Food & beverage manufacturers today face a number of key manufacturing operational challenges. Among others, these include ensuring consistent brand and product quality, taste, and safety from batch to batch day after day, year after year…while simultaneously lowering the costs of production and packaging to compensate for rising ingredient and regulatory costs. Food & beverage plants also operate in a complex regulatory environment relative to food safety, traceability, nutrition and health, and sustainability. Supply chain challenges can also be daunting,
New solutions enabled by digital technologies and a converged OT/IT infrastructure can help. Many of the industry’s manufacturing challenges are a result of shifting market demands. With a rapidly growing population in emerging economies that is both more affluent and urban, new approaches, methods, and processes are needed. Plants must be ready to embrace a digital, traceable supply chain and enable a #digital factory and smart manufacturing solutions that provide real-time visibility of performance, the ability to predict future demand and equipment failures, and the ability to measure the impact of current decisions on future operation results.
Smart Manufacturing focuses on getting information from the supply chain, such as production forecast, as well as having full traceability of operations.
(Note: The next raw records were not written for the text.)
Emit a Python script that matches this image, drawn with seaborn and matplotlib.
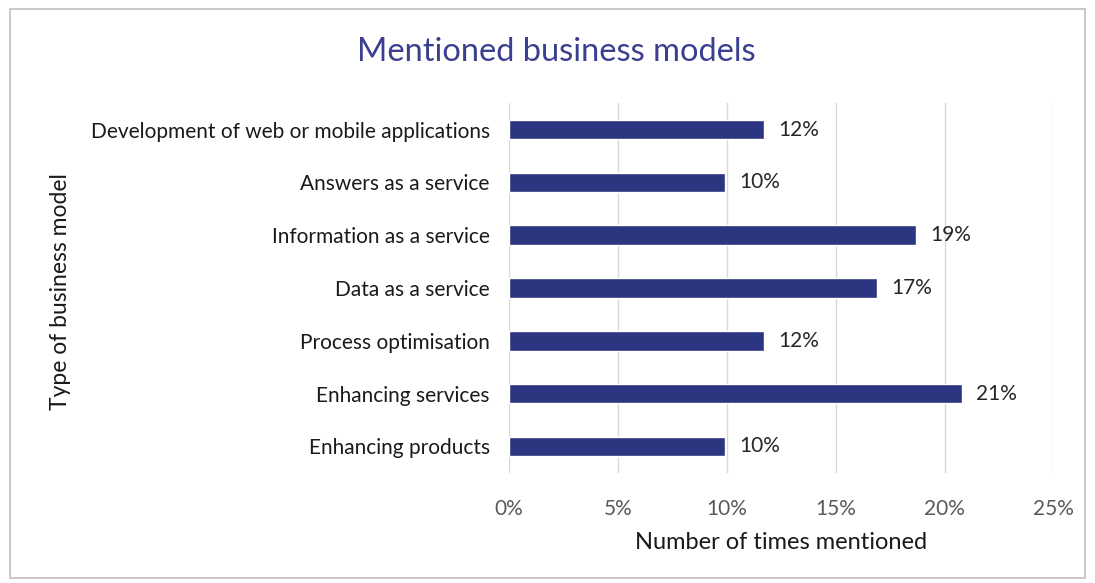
import matplotlib
matplotlib.use('Agg')
import matplotlib.pyplot as plt
import seaborn as sns
import pandas as pd
from matplotlib.patches import Rectangle
from matplotlib.ticker import PercentFormatter

# data (share of mentions, %)
models = ['Development of web or mobile applications', 'Answers as a service',
          'Information as a service', 'Data as a service', 'Process optimisation',
          'Enhancing services', 'Enhancing products']
shares = [11.7, 9.9, 18.7, 16.9, 11.7, 20.8, 9.9]

df = pd.DataFrame({'model': models, 'share': shares})

sns.set_style('white')
plt.rcParams['font.family'] = ['Lato', 'DejaVu Sans']

fig = plt.figure(figsize=(10.95, 5.83), dpi=100)
ax = fig.add_axes([0.465, 0.189, 0.497, 0.634])

sns.barplot(data=df, x='share', y='model', color='#2B3580', width=0.37,
            saturation=1, ax=ax)

# value labels
for i, v in enumerate(shares):
    ax.text(v + 0.65, i, '%d%%' % round(v), va='center', ha='left',
            fontsize=15, color='#262626')

ax.set_xlim(0, 25)
ax.set_ylim(6.5, -0.5)
ax.set_xticks([0, 5, 10, 15, 20, 25])
ax.xaxis.set_major_formatter(PercentFormatter(decimals=0))
ax.grid(axis='x', color='#D9D9D9', linewidth=1)
ax.set_axisbelow(True)
for s in ax.spines.values():
    s.set_visible(False)
ax.tick_params(axis='x', colors='#595959', labelsize=15, length=0, pad=19)
ax.tick_params(axis='y', colors='#1a1a1a', labelsize=15, length=0, pad=14)

ax.set_xlabel('Number of times mentioned', fontsize=17, color='#1a1a1a', labelpad=9)
ax.set_ylabel('')
fig.text(0.055, 0.5, 'Type of business model', rotation=90, va='center', ha='center',
         fontsize=16.5, color='#1a1a1a')

fig.text(0.508, 0.91, 'Mentioned business models', ha='center', va='center',
         fontsize=23.5, color='#3A3F8F')

# chart frame
fig.patches.append(Rectangle((0.009, 0.008), 0.982, 0.976, transform=fig.transFigure,
                             fill=False, edgecolor='#BFBFBF', linewidth=1.2))

fig.savefig('out.png', dpi=100)
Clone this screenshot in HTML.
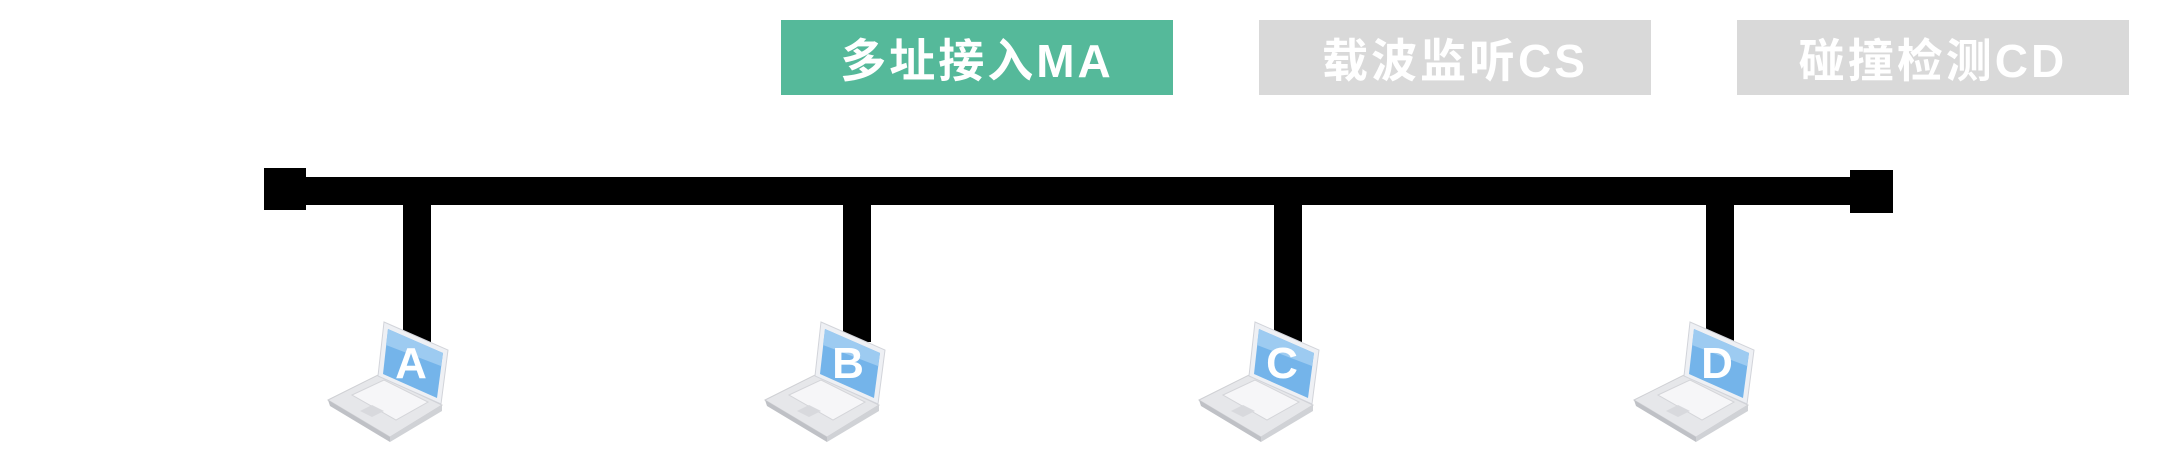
<!DOCTYPE html>
<html><head><meta charset="utf-8"><style>
html,body{margin:0;padding:0;background:#fff;}
body{width:2178px;height:456px;position:relative;overflow:hidden;}
.box{position:absolute;top:20px;height:75px;width:392px;display:flex;align-items:center;justify-content:center;color:#fff;font-family:"Liberation Sans","Noto Sans CJK SC",sans-serif;font-weight:bold;font-size:46px;letter-spacing:3px;}
</style></head><body>
<div class="box" style="left:781px;background:#55b99a;">多址接入MA</div>
<div class="box" style="left:1259px;background:#d9d9d9;">载波监听CS</div>
<div class="box" style="left:1737px;background:#d9d9d9;">碰撞检测CD</div>
<svg width="2178" height="456" style="position:absolute;left:0;top:0">
<defs>
<g id="lap">
<polygon points="328,400 378,375 442,405 390,437" fill="#e6e7ea" stroke="#cfd0d4" stroke-width="1"/>
<polygon points="328,400 390,437 390,442 330,406" fill="#bfc1c6"/>
<polygon points="390,437 442,405 442,411 390,442" fill="#d0d2d6"/>
<polygon points="352,395 384,380 428,402 396,420" fill="#f6f6f8" stroke="#d4d5d9"/>
<polygon points="360,411 372,405 384,411 372,417" fill="#d8d9dd"/>
<polygon points="384,322 448,350 441,404 378,376" fill="#eef0f4" stroke="#d2d4da"/>
<polygon points="388,329 443,353 437,398 383,374" fill="#74b4ea"/>
<polygon points="388,329 443,353 441,366 386,345" fill="#9dcbf1"/>
</g>
</defs>
<rect x="264" y="177" width="1628" height="28" fill="#000"/>
<rect x="264" y="168" width="42" height="42" fill="#000"/>
<rect x="1850" y="170" width="43" height="43" fill="#000"/>
<rect x="403" y="200" width="28" height="142" fill="#000"/>
<rect x="843" y="200" width="28" height="142" fill="#000"/>
<rect x="1274" y="200" width="28" height="142" fill="#000"/>
<rect x="1706" y="200" width="28" height="142" fill="#000"/>
<g font-family="Liberation Sans, sans-serif" font-weight="bold" font-size="44" fill="#fff" text-anchor="middle">
<g><use href="#lap"/><text x="411" y="378">A</text></g>
<g transform="translate(437,0)"><use href="#lap"/><text x="411" y="378">B</text></g>
<g transform="translate(871,0)"><use href="#lap"/><text x="411" y="378">C</text></g>
<g transform="translate(1306,0)"><use href="#lap"/><text x="411" y="378">D</text></g>
</g>
</svg>
</body></html>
As a result, plants must be able to attract a modern workforce capable of deploying the latest Smart Manufacturing technologies and provide these technologies to its workers. Currently, many of these processes are operated by experienced baby boomers who make up about 50 percent of a total workforce, but are approaching retirement age. To compensate for this, food & beverage manufacturers will need to capture and manage knowledge and incorporate new workflow processes. A new workforce, mostly consisting of millennials, needs new tools and workflows to meet the challenges of flexible, agile production.
Digital transformation enables a host of technologies that can help food & beverage manufacturers enhance safety and quality. Simulation technology can be used to help design, control and operate complex processes. Companies can use simulation technology to efficiently model complex processes, validate design performance, and train operators. The result is reduced product variability, improved performance, and reduced production risks and downtime.
Supply chain complexity is one of the key concerns of food & beverage companies. The high-volume, transaction-intensive and perishable nature of the supply chain presents significant challenges. This is an area where digital technologies play a role in improving operations by providing an integrated solution for planning and scheduling. Digital technologies can bring together, for example, feedstock data management, planning, scheduling and envelope optimization activities. This can reduce operational risk and shrink the gap between plan and actual results. The result is increased end-to-end throughput and reduced logistics costs.
For key operations that are usually not well managed, such as clean in place, digital technologies enable effective monitoring and optimization. Digital technologies enables plants to collect information needed to document evidence of proper cleaning and detect causes of waste in water, chemical products or energy, as well as production lost opportunities. The result is increased plant productivity, reduced water, energy and chemical products waste; and the ability to document evidence of proper cleaning operations.
This all requires a converged operations technology (OT) and information technology (IT) architecture –often leading to some “friction” between and a rapid learning curve for both IT and OT groups. Within food & beverage plants, OT/IT convergence has meant that IT personnel often have to learn what terms such as “real time,” “non-stop,” and “deterministic” mean in the operations context; and OT personnel are rapidly discovering the advantages of leveraging the latest IT-based approaches.
This OT/IT convergence trend increases the need for tighter integration and more information and analytics from all manufacturing assets, including legacy automation systems. It also contributes to the adoption of cloud computing and Big Data applications, which in turn drive the need for high-availability systems to help eliminate unscheduled downtime.
OT/IT convergence is one of the enablers of edge control, a converged control architecture that can provide the critical capability to manage manufacturing assets on premise as well as from the Cloud, depending on the plant’s needs. This includes connected control platforms with remote access, advanced automation, and operator override capabilities. Local control and firewall protection for cybersecurity are also available to maximize the benefits, especially for mission-critical applications.
Food & beverage manufacturers deploying a simplified OT/IT infrastructure can reduce both technical and business risks by providing solutions that are readily maintainable by plant operations and maintenance personnel. OT/IT infrastructure enables a very reliable integration of disparate equipment and system information for end-to-end production visibility and traceability, along with automated data collection for efficiency and analysis. A flexible and robust OT/IT infrastructure is often the easiest path to address both existing application needs, as well as achieving digital transformation initiatives. In summary, a modern OT/IT infrastructure can help food & beverage companies address their manufacturing challenges and make a positive impact to their productivity and profitability.